Like all useful things we have today, they are the result of thousands of years of experience, trials and errors. Earlier musicians figured out the relationship between sounds of different pitch, built the piano based on that knowledge and by adhering to a few principles of music writing, we get a combination of sounds composed to be harmonious.
Because good music follow pre-determined principles which includes consideration of the placement of keys on the piano and the pianist’s own anatomy, practise concentrated on the coordination of motions involving the fingers, hands and arms result in significant improvement. Much more so than spending a lot of time and energy on finger muscle building exercises.
This realization revolutionized how I practised scales. They are so monotonous that I used to invent excuses why I did not practise them. I understood their value in improving technique, practised in the many possible keys such C major, A minor, F major and so on widens one’s grasp of the limits in the range of the pitch and tone of the piano. Accuracy and sharpness in pressing the keys also improve as a result. Yet pratising them felt tedious.

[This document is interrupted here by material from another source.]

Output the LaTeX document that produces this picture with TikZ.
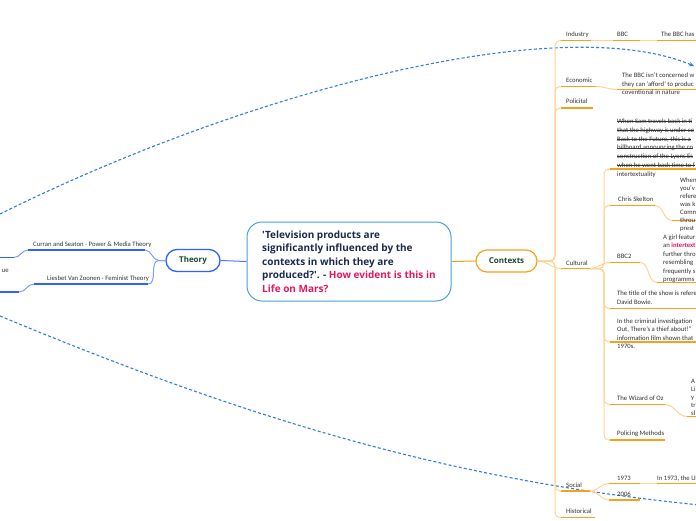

With possession of the new insight, I incorporated the motions of my elbows to move the arms right and left along the stretch where the keys are on the piano. Combined with the swivelling of the forearms my hands are piloted to their target keys where the fingers are positioned to press them accurately. Practising scales became more of an exercise to develop the habit of coordinating the motions of the elbows, forearms, hands and fingers. Not merely a grind of hitting the same sequence of notes over and over again. Put first priority on focusing on correcting the motions of your body, second priority on the reading of the notes and striking of the keys.
The importance of coordinated motions is more apparent when practising with both hands. I was taught to learn to play every new song on the piano one hand at a time. Either the right or the left first does not really matter, each to his own. Although I prefer to practise with the right hand first to get an idea of the melody and grasp the rhythm. Then practise the accompaniment with the left hand. Despite having been able to play single hands smoothly, I always stumble when I begin to practise with both hands. Such is the wiring of the brain that completely new neurons have to be built to play a newly learnt song on the piano with both hands. Therefore the need to put in the effort, time and energy to practise with both hands. Proficiency acquired practising with the right hand plus proficiency acquired practising with the left hand does not equal proficiency playing with both hands instantly.
Piano practise is an exercise in developing habits to coordinate the motions of the fingers, hands, arms and the rest of the body involved in the act of playing the piano. The natural inclination is to focus the attention on what is written on the music score and keys of the piano, but it is how well the motions of the various parts of the body coordinate with one another that leads to improved technique.